** Start PROVIDED MATERIAL **

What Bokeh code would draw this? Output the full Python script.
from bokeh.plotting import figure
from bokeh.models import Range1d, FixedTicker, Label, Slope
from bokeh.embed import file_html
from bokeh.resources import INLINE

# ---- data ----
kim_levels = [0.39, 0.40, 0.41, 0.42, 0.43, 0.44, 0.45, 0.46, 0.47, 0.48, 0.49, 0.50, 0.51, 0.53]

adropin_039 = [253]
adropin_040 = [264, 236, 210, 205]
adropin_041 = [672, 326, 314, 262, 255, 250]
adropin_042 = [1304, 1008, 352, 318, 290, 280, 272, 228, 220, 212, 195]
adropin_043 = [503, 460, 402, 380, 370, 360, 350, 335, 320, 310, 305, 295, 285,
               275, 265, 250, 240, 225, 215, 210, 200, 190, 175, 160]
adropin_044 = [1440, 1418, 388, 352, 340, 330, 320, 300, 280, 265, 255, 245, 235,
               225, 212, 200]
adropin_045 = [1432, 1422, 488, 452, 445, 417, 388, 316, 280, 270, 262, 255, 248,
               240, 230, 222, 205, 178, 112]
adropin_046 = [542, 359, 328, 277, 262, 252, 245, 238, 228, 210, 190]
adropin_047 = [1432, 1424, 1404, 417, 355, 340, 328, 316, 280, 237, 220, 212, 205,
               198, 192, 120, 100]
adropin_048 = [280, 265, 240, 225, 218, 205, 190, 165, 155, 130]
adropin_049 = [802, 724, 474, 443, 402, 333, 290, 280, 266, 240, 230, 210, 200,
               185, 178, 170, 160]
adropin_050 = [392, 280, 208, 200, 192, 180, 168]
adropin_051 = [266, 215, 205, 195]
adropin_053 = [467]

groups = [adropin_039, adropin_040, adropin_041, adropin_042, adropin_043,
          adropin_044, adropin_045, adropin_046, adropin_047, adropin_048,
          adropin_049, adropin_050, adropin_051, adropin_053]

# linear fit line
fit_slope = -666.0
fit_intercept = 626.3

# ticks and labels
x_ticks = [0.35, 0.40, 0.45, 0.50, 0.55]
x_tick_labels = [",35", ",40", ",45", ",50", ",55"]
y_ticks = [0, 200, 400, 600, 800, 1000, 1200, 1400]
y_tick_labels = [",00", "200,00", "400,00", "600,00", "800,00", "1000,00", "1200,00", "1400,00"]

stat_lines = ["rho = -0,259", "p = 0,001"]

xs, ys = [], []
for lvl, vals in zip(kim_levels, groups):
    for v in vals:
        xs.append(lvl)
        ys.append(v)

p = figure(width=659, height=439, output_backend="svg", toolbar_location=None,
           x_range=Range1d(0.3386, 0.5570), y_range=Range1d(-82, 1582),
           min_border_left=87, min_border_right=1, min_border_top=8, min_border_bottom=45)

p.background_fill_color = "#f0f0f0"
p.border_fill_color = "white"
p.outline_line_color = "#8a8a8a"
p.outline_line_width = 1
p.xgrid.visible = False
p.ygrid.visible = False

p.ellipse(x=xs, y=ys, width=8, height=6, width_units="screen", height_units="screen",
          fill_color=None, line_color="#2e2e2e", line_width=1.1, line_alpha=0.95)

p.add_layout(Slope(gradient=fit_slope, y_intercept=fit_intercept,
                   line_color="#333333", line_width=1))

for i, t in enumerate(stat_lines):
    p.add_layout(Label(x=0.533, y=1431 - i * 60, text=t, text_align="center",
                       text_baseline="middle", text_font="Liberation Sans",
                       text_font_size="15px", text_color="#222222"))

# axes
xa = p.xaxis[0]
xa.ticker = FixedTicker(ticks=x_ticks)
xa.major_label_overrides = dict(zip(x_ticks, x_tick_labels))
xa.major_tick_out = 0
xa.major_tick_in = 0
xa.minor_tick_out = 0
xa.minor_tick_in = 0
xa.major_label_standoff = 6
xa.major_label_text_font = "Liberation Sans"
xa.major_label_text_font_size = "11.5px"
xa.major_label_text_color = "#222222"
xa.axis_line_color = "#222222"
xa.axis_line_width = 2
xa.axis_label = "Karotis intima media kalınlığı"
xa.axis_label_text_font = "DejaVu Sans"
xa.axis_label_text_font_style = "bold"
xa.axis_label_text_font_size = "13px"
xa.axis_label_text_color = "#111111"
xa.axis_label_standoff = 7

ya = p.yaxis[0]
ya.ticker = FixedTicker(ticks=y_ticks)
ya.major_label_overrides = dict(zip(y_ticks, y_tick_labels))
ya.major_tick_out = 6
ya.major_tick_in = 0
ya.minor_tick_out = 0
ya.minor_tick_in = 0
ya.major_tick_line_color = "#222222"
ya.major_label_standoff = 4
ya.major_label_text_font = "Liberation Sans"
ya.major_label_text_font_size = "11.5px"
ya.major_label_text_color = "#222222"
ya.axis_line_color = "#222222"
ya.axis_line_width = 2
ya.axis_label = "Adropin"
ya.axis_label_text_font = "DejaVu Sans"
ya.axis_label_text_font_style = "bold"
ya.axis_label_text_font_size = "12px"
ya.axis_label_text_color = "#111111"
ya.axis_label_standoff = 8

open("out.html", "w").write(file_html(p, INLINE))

** End PROVIDED MATERIAL **

• [SHORT PROBLEM]: Each line from the start of the listing above through the line containing "0.50, 0.51, 0.53]" should be copied exactly, please, with no other lines added.

• [EXERCISE ANSWER]:
What Bokeh code would draw this? Output the full Python script.
from bokeh.plotting import figure
from bokeh.models import Range1d, FixedTicker, Label, Slope
from bokeh.embed import file_html
from bokeh.resources import INLINE

# ---- data ----
kim_levels = [0.39, 0.40, 0.41, 0.42, 0.43, 0.44, 0.45, 0.46, 0.47, 0.48, 0.49, 0.50, 0.51, 0.53]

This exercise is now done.